The ultimate goal of a distiller is not simply to remove flaws but to build character. This brings us to the dual nature of copper’s role. While it is essential for removing unwanted sulfurs, it also plays a part in the formation of esters—the compounds responsible for fruity and floral notes in a spirit. This presents a delicate balancing act: you need enough copper contact to clean the spirit, but not so much that you strip it of the very congeners that will develop into complex flavors during aging.

Light esters are formed during fermentation and distillation and provide the immediate fruity character of a new make spirit. Heavy congeners, which include fusel oils and other complex molecules, are less aromatic initially but act as chemical precursors. Over years of maturation in an oak barrel, these heavy congeners will slowly react with oxygen and wood compounds to create a deep, rich tapestry of aged flavors. A spirit destined for long aging needs a healthy supply of these heavy congeners. A spirit intended to be consumed young and fresh, like a gin or a white rum, should be distilled to favor light esters.

This is where your control over the still becomes paramount. Here’s how you can balance copper contact to craft a spirit with optimal aging potential:

• Monitor Copper Exposure: Too little contact leaves masking sulfurs; too much strips the spirit of its body and aging potential.
• Adjust Cut Points: Making an earlier “hearts” cut will preserve more of the light, volatile esters for a fruit-forward profile. Letting the cut run deeper into the tails will capture more heavy congeners needed for long-term maturation.
• Consider Still Design: As discussed, taller stills (like Glenmorangie’s) favor the creation of a light, ester-driven spirit, while shorter, fatter stills (like Macallan’s) produce a heavier, congener-rich spirit.
• Test the New Make: The most important step is to regularly taste your new make spirit. You are looking for a balance between the clean, fruity notes and a pleasant, oily mouthfeel that indicates the presence of heavier congeners.

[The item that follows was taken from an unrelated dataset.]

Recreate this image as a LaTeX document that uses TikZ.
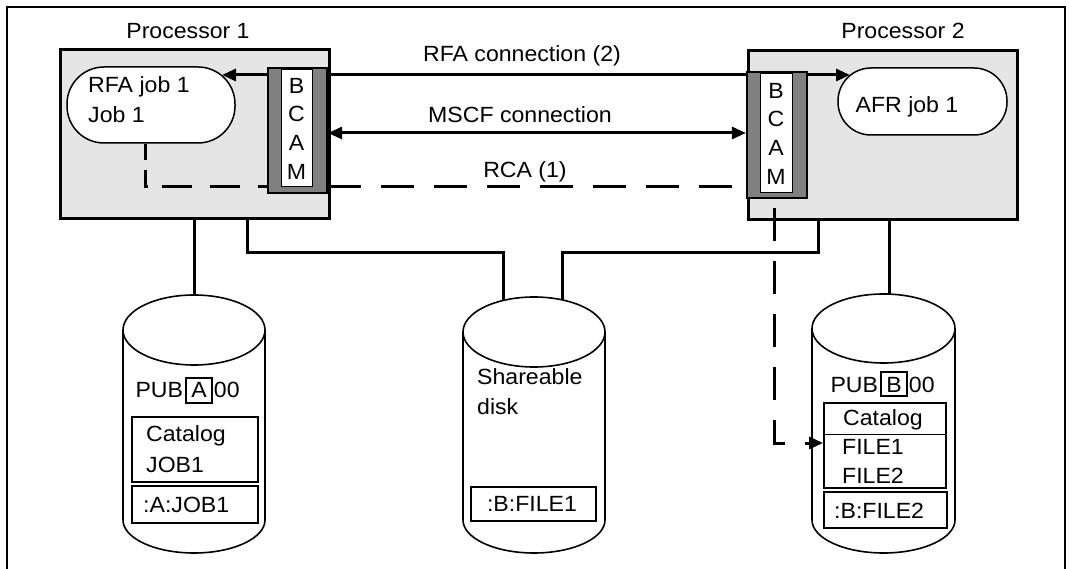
\documentclass[tikz,border=0pt]{standalone}
\usepackage{fontspec}
\setmainfont{Liberation Sans}[FakeStretch=1.05]
\usetikzlibrary{arrows.meta}
\definecolor{procgray}{HTML}{E5E5E5}
\definecolor{bcamgray}{HTML}{808080}

\begin{document}
\begin{tikzpicture}[x=1pt,y=-1pt,
  font=\fontsize{22}{28.7}\selectfont,
  frameline/.style={line width=1.3pt},
  procbox/.style={draw, line width=3pt, fill=procgray, minimum width=269pt, minimum height=169pt, inner sep=0},
  bcamouter/.style={draw, line width=2.2pt, fill=bcamgray, inner sep=0},
  bcaminner/.style={draw, line width=1pt, fill=white, inner sep=0, align=center},
  jobbox/.style={draw, line width=1.5pt, fill=white, inner sep=0},
  link/.style={line width=3pt},
  dashlink/.style={line width=3pt, dash pattern=on 33pt off 20pt},
  tip/.style={-{Triangle[length=14pt,width=12pt]}},
  tips/.style={{Triangle[length=14pt,width=12pt]}-{Triangle[length=14pt,width=12pt]}},
  disk/.style={line width=1.6pt, fill=white},
  filebox/.style={draw, line width=1.9pt, inner sep=0},
  lbl/.style={inner sep=0}
]
\useasboundingbox (0,0) rectangle (1069,569);

% outer frame (open at the bottom)
\draw[frameline] (7,569) -- (7,7) -- (1065,7) -- (1065,569);

% processors
\node[procbox] (proc1) at (194.5,134.5) {};
\node[procbox] (proc2) at (882.5,135.5) {};
\node[lbl, anchor=base] (proc1lbl) at (188,39) {Processor 1};
\node[lbl, anchor=base] (proc2lbl) at (903,39) {Processor 2};

% BCAM blocks
\node[bcamouter, minimum width=59pt, minimum height=125pt] (bcam1) at (297.5,130.5) {};
\node[bcaminner, minimum width=31pt, minimum height=117pt] (bcam1in) at (296.5,128.5) {B\\C\\A\\M};
\node[bcamouter, minimum width=60pt, minimum height=126pt] (bcam2) at (777,135) {};
\node[bcaminner, minimum width=32pt, minimum height=119pt] (bcam2in) at (776,133.5) {B\\C\\A\\M};

% jobs
\node[jobbox, rounded corners=37pt, minimum width=168pt, minimum height=76pt] (rfajob) at (151,105) {};
\node[lbl, anchor=base west] (rfajoba) at (88,93) {RFA job 1};
\node[lbl, anchor=base west] (rfajobb) at (88,123) {Job 1};
\node[jobbox, rounded corners=33pt, minimum width=169pt, minimum height=67pt] (afrjob) at (922.5,101.5) {};
\node[lbl, anchor=base] (afrtext) at (907,113) {AFR job 1};

% connection labels
\node[lbl, anchor=base] (rfalbl) at (522,62) {RFA connection (2)};
\node[lbl, anchor=base] (mscflbl) at (520,123) {MSCF connection};
\node[lbl, anchor=base] (rcalbl) at (525,178) {RCA (1)};

% connection end points
\coordinate (rfarow) at (0,75);
\coordinate (rfain) at (222,75);
\coordinate (afrin) at (850,75);
\coordinate (mscfrow) at (0,133);
\coordinate (rcaL) at (145,187);
\coordinate (rcaB) at (774,443);

% RFA connection
\draw[link] (bcam1.east |- rfarow) -- (bcam2.west |- rfarow);
\draw[link,tip] (bcam1.west |- rfarow) -- (rfain);
\draw[link,tip] (bcam2.east |- rfarow) -- (afrin);
% MSCF connection
\draw[link,tips] (bcam1.east |- mscfrow) -- (bcam2.west |- mscfrow);
% RCA
\draw[dashlink, dash pattern=on 16pt off 10pt on 20pt off 14pt on 30pt off 18pt on 30pt off 18pt] (rfajob.south -| rcaL) -- (rcaL) -- (rcaL -| bcam1.west);
\draw[dashlink] (bcam1.east |- rcaL) -- (bcam2.west |- rcaL);

% disks
\path[disk,draw] (123,330) -- (123,520) arc[start angle=180, end angle=360, x radius=71pt, y radius=33pt] -- (265,330);
\draw[disk] (194,330) ellipse [x radius=71pt, y radius=35pt];
\path[disk,draw] (463,332) -- (463,520) arc[start angle=180, end angle=360, x radius=71pt, y radius=33pt] -- (605,332);
\draw[disk] (534,332) ellipse [x radius=71pt, y radius=35pt];
\path[disk,draw] (812,328.5) -- (812,520) arc[start angle=180, end angle=360, x radius=71.5pt, y radius=33pt] -- (955,328.5);
\draw[disk] (883.5,328.5) ellipse [x radius=71.5pt, y radius=34.5pt];

\coordinate (diskAtop) at (194,295);
\coordinate (shL) at (503,300.5);
\coordinate (shR) at (562,300);
\coordinate (diskBtop) at (889,294);
\coordinate (busL) at (247,253);
\coordinate (busR) at (818,253);

% channels to the disks
\draw[link] (proc1.south -| diskAtop) -- (diskAtop);
\draw[link] (proc1.south -| busL) -- (busL) -- (busL -| shL) -- (shL);
\draw[link] (shR) -- (shR |- busR) -- (busR) -- (proc2.south -| busR);
\draw[link] (proc2.south -| diskBtop) -- (diskBtop);

% disk A contents
\node[filebox, line width=1.5pt, minimum width=26pt, minimum height=25pt] (volA) at (199,390.5) {};
\node[lbl, anchor=base] (volAch) at (199,398) {A};
\node[lbl, anchor=base east] (pubA) at ([xshift=-2pt]volA.west |- volAch.base) {PUB};
\node[lbl, anchor=base west] (zeroA) at ([xshift=1pt]volA.east |- volAch.base) {00};
\node[filebox, minimum width=126pt, minimum height=65pt] (catA) at (195,449.5) {};
\node[lbl, anchor=base west] (catAa) at (146,442) {Catalog};
\node[lbl, anchor=base west] (catAb) at (146,472) {JOB1};
\node[filebox, minimum width=126pt, minimum height=37pt] (fileA) at (195,504.5) {};
\node[lbl, anchor=base west] (fileAtxt) at (143,512) {:A:JOB1};

% shareable disk contents
\node[lbl, anchor=base west] (sha) at (477,385) {Shareable};
\node[lbl, anchor=base west] (shb) at (477,415) {disk};
\node[filebox, minimum width=125pt, minimum height=34pt] (fileS) at (533.5,504) {};
\node[lbl, anchor=base] (fileStxt) at (532,511) {:B:FILE1};

% disk B contents
\node[filebox, line width=1.5pt, minimum width=26pt, minimum height=24pt] (volB) at (894,384) {};
\node[lbl, anchor=base] (volBch) at (894,392) {B};
\node[lbl, anchor=base east] (pubB) at ([xshift=-2pt]volB.west |- volBch.base) {PUB};
\node[lbl, anchor=base west] (zeroB) at ([xshift=1pt]volB.east |- volBch.base) {00};
\node[filebox, minimum width=122pt, minimum height=85pt] (catB) at (885,445.5) {};
\draw[line width=1pt] (catB.west |- 0,434) -- (catB.east |- 0,434);
\node[lbl, anchor=base] (catBa) at (883,425) {Catalog};
\node[lbl, anchor=base west] (catBb) at (842,454) {FILE1};
\node[lbl, anchor=base west] (catBc) at (842,483) {FILE2};
\node[filebox, minimum width=123pt, minimum height=36pt] (fileB) at (885.5,510) {};
\node[lbl, anchor=base west] (fileBtxt) at (834,518) {:B:FILE2};

% remote catalog access into disk B
\draw[dashlink, dash phase=38pt, tip] (bcam2in.south -| rcaB) -- (rcaB) -- (catB.west |- rcaB);
\end{tikzpicture}
\end{document}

The art of distillation lies in finding that perfect sweet spot—a new make spirit that is clean and free of sulfur, yet rich with the potential that only time in a barrel can unlock.

How to Distinguish True Craft Distillation from Industrial Bulk Re-labeling

Armed with a deep understanding of copper’s role, you are now equipped not only to be a better distiller but also a more discerning consumer. In a market crowded with brands, the term “craft” is often used loosely. Many so-called “craft” spirits are not distilled by the brand on the label; they are purchased as a bulk neutral spirit from a massive industrial facility and are simply re-labeled, filtered, and bottled. The key difference often lies in the original distillation method.

Industrial ethanol plants are built for maximum efficiency and yield, not flavor. They often use all-stainless steel stills and rely heavily on post-distillation charcoal filtering to clean up the spirit. While this produces a clean, neutral base, it lacks the character and complexity that comes from a carefully managed distillation in a copper still. A true craft distiller, engaging in the chemical dance with copper, is building flavor from the grain up. The sensory markers of this process are often subtle but clear. As one expert notes, the difference is taste: whisky from a copper still simply tastes better because the copper reacts at a molecular level with sulfurs, creating a smoother, non-bitter profile that can’t be replicated by filtration alone.

When you visit a distillery or talk to a brand representative, you can now ask informed questions that cut through the marketing. A true craft distiller will be passionate and knowledgeable about their still’s design, their reflux ratios, their cut points, and their cleaning regimen. Someone who is simply re-labeling bulk spirit will likely be vague on these crucial details. The knowledge of copper catalysis is your key to identifying authentic craftsmanship.

Apply this knowledge on your next distillery tour or tasting. Ask the right questions, taste with a new perspective, and start discerning the subtle but profound impact of the distiller’s chemical dance with copper.